Vector database search with frequent updates is increasingly critical in applications such as retrieval augmented generation, recommendation systems, and large-scale embedding retrieval. Existing solutions, such as graph-based and partition-based approximate nearest neighbor search (ANNS), suffer from frequent index rebuilding due to data distribution-dependent indexing that impacts continuous deployment and causes long rebuilding latency. This paper proposes an algorithm-hardware co-designed platform, ACRONYM, that addresses key problems with state of the art database search. Algorithmically, it leverages efficient encoding independent of data distribution and Hamming-distance based search for efficient hardware acceleration. Architecturally, we propose CAM-based in-memory parallel distance computation followed by time multiplexed approximated top-k selection to enable the exhaustive search. We propose two-stage search that includes coarse search followed by binary refinement to achieve high recall in CAM based search which is heavily limited to small vector dimension due to capacity and wordline parasitic. ACRONYM supports continuous update without stalling and integrates novel XOR-and-Accumulate (XAC) based systolic-array encoder for efficient on chip encoding during search.

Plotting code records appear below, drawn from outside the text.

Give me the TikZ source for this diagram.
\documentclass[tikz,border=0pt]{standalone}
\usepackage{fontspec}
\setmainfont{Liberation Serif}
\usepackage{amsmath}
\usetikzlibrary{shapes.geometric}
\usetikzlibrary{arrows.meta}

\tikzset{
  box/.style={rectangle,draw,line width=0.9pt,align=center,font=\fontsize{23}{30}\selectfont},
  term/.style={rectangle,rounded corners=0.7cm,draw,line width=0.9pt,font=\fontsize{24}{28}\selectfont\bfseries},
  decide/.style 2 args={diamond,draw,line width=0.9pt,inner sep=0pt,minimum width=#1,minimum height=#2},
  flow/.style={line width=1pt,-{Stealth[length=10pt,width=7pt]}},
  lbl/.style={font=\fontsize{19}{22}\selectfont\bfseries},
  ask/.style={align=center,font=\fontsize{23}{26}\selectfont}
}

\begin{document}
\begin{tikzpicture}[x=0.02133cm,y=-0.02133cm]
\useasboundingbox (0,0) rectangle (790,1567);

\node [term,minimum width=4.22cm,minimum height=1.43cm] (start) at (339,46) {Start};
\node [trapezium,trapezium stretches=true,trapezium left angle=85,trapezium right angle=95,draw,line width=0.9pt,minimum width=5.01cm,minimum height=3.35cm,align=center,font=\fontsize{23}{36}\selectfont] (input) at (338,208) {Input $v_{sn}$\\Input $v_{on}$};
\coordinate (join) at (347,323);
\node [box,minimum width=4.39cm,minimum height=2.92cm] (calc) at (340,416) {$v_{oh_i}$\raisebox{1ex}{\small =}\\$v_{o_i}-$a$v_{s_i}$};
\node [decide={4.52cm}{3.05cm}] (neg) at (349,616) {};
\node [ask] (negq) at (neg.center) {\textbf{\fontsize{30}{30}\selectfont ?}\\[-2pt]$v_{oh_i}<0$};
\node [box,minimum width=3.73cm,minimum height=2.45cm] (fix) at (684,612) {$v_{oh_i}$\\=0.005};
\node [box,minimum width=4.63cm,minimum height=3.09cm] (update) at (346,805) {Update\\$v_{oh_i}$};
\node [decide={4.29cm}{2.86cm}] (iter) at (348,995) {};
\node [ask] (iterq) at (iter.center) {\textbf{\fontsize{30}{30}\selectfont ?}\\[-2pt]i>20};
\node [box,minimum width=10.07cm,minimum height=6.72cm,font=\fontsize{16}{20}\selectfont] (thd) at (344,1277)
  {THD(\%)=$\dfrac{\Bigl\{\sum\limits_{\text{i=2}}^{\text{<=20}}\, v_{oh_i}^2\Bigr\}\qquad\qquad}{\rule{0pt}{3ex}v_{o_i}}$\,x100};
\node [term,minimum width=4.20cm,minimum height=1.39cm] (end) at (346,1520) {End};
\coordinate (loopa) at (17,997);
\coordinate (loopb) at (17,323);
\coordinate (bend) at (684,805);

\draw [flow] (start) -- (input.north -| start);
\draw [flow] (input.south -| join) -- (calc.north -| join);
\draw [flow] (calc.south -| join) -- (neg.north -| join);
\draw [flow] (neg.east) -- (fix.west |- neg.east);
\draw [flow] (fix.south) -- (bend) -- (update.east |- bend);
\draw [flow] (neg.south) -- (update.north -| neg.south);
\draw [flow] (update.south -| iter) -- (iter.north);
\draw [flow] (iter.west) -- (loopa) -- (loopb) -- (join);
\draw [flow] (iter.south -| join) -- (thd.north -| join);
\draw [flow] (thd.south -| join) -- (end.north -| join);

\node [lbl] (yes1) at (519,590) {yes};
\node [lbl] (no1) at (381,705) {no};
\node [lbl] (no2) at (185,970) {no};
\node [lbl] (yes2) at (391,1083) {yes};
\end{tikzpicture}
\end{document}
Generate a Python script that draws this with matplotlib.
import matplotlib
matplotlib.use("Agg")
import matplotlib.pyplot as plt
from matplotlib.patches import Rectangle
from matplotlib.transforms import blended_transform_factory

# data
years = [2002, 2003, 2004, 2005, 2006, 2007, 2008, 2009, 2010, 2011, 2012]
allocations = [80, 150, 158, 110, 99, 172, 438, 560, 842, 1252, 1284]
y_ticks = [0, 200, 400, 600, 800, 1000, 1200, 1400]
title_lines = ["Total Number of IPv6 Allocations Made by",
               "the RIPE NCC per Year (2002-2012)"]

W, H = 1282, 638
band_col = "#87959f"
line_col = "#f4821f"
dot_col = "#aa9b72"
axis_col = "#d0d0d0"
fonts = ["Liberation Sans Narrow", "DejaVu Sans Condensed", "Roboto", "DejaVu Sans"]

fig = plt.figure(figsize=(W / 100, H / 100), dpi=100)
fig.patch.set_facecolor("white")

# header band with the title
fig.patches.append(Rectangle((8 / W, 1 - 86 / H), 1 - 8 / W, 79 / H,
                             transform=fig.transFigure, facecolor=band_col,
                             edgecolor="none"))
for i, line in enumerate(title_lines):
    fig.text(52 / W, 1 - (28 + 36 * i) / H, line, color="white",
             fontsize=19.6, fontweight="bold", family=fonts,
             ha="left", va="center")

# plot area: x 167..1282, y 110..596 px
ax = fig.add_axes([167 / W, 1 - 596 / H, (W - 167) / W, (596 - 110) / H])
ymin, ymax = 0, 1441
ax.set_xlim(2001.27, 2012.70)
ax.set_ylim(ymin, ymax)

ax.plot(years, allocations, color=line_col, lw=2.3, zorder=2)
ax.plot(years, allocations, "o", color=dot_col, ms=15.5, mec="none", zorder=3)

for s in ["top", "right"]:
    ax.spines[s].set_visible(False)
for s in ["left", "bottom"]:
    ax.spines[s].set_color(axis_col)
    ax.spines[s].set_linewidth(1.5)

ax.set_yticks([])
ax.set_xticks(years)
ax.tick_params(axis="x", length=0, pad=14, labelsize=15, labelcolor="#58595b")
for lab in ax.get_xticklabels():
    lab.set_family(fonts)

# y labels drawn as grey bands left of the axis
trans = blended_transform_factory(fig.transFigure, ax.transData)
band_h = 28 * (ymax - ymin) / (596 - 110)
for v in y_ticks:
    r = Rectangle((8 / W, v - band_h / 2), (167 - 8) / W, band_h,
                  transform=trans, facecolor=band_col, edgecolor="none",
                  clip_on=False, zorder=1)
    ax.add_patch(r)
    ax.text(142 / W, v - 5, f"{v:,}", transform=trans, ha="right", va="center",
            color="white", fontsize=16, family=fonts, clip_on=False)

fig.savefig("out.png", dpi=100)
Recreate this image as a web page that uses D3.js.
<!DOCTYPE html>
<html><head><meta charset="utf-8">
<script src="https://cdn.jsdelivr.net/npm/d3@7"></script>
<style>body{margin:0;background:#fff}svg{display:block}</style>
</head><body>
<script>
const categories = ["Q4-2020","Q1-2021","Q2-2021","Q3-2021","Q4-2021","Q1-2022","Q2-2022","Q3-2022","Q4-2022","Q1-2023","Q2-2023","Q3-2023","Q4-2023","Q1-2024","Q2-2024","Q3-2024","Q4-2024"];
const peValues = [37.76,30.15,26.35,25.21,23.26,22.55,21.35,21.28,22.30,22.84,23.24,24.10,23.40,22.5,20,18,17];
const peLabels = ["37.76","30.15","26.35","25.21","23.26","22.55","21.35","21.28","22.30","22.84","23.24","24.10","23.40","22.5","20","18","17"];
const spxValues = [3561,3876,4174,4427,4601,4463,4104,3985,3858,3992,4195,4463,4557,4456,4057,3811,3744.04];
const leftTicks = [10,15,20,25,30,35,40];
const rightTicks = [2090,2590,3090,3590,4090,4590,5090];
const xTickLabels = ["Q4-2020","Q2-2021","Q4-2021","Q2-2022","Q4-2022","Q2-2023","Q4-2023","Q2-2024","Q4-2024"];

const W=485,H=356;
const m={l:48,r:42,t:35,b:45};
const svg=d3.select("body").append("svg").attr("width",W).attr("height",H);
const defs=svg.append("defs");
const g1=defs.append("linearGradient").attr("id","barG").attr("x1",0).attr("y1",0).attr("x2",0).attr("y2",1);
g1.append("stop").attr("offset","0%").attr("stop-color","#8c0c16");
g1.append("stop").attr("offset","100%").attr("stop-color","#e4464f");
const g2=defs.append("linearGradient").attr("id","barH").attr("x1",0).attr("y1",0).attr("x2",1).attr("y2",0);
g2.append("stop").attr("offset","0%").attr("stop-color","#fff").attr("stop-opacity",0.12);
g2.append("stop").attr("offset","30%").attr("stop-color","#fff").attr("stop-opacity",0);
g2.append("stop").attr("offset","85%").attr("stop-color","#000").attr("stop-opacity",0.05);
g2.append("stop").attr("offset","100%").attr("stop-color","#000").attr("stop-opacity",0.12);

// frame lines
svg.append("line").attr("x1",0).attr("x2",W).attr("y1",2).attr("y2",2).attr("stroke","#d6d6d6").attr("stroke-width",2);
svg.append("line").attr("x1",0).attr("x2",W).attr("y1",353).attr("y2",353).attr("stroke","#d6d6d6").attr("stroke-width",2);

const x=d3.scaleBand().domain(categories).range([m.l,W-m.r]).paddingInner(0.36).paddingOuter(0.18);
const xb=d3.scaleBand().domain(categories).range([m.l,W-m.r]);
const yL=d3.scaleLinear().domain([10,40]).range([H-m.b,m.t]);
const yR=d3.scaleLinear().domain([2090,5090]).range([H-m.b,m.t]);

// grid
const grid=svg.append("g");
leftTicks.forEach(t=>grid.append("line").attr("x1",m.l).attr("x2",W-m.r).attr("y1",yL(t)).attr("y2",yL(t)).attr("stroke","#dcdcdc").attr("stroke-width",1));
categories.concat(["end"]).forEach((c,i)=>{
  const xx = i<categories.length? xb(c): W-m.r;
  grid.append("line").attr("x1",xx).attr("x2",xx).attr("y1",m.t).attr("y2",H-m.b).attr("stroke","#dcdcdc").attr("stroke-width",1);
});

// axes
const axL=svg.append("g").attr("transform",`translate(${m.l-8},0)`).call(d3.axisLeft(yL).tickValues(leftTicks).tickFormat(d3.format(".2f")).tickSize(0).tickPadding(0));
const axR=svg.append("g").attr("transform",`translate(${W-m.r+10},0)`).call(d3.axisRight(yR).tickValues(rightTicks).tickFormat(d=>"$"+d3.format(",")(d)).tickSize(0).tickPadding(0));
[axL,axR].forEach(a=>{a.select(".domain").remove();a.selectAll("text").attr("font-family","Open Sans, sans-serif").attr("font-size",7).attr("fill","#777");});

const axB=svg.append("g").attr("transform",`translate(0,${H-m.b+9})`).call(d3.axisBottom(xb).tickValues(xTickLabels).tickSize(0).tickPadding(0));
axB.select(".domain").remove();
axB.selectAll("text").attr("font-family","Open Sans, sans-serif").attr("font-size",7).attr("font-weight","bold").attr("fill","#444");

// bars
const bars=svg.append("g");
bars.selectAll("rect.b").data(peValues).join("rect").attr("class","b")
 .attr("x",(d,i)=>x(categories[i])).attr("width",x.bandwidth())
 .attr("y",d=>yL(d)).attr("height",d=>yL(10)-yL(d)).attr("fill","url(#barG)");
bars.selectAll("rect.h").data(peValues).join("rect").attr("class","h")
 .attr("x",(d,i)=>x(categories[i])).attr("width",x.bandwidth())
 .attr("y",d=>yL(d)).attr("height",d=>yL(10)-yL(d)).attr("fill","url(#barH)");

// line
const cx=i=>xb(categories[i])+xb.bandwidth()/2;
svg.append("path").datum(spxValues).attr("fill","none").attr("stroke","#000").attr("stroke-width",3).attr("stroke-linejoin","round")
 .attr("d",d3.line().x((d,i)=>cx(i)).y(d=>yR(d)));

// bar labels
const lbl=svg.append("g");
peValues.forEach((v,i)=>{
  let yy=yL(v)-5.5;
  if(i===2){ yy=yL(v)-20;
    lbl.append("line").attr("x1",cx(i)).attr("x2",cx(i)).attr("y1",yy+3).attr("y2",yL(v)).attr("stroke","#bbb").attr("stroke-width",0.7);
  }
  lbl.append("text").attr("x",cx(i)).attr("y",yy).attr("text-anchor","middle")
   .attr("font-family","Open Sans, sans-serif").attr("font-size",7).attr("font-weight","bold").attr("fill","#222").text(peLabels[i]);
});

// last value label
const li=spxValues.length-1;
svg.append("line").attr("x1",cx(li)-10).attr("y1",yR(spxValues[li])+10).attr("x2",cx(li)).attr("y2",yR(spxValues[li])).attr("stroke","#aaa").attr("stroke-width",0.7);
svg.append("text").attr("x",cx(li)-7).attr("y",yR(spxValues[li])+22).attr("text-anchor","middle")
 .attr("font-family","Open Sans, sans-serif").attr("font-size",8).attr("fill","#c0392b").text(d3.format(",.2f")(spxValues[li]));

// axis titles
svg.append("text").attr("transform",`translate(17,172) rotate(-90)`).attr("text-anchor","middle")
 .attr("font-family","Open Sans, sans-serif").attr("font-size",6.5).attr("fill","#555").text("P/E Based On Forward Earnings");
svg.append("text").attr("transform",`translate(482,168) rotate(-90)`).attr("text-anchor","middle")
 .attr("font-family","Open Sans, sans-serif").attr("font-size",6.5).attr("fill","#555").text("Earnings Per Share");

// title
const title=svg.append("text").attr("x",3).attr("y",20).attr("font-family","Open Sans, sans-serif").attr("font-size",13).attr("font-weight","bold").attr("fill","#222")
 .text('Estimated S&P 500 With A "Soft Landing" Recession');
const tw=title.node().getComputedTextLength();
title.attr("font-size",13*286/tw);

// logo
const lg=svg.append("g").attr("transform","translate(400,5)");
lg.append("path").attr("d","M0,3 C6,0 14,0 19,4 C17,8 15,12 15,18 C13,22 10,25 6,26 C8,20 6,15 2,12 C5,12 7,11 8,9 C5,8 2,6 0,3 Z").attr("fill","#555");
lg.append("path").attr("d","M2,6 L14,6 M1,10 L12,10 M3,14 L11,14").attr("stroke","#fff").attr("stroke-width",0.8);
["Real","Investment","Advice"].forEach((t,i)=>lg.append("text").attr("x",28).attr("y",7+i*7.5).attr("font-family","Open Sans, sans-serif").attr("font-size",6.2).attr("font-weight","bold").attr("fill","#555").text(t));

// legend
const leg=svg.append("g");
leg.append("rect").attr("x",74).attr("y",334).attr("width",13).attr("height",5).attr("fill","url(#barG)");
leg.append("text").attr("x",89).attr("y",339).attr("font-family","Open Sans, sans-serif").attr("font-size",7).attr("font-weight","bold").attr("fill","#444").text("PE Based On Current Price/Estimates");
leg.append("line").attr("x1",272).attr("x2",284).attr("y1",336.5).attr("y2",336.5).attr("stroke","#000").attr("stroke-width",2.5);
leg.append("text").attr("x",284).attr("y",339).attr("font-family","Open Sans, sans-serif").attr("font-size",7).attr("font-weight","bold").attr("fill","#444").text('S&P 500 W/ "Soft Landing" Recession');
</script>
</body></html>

Across million-scale datasets, while serving dynamic database ACRONYM achieves >90% recall at a throughput of 8e6 queries per second, with a memory footprint of only 32MB and an average energy consumption of 2.56uJ per query, speedup over HNSW (CPU) of about 400x and FAISS-IVF (GPU) of about 80x.

翻译：频繁更新的向量数据库搜索在检索增强生成、推荐系统和大规模嵌入检索等应用中日益关键。现有解决方案（如基于图和基于分区的近似最近邻搜索）因依赖数据分布的索引机制导致持续部署困难、重建延迟长，常需频繁重建索引。本文提出一种算法-硬件协同设计平台ACRONYM，解决了当前最先进数据库搜索中的关键问题。在算法层面，它利用独立于数据分布的高效编码和基于汉明距离的搜索实现高效硬件加速。在架构层面，我们提出基于内容可寻址存储器的内存并行距离计算，随后通过时分复用近似top-k选择实现穷举搜索。我们提出包含粗搜索和二元精化的两阶段搜索策略，以在受容量和字线寄生效应严重限制于小向量维度的基于CAM的搜索中实现高召回率。ACRONYM支持无阻塞连续更新，并集成基于异或累加（XAC）的脉动阵列编码器，在搜索过程中实现高效片内编码。在百万级数据集上，服务于动态数据库时，ACRONYM在8e6查询/秒的吞吐量下实现>90%召回率，内存占用仅32MB，平均每查询能耗2.56μJ，比HNSW（CPU）加速约400倍，比FAISS-IVF（GPU）加速约80倍。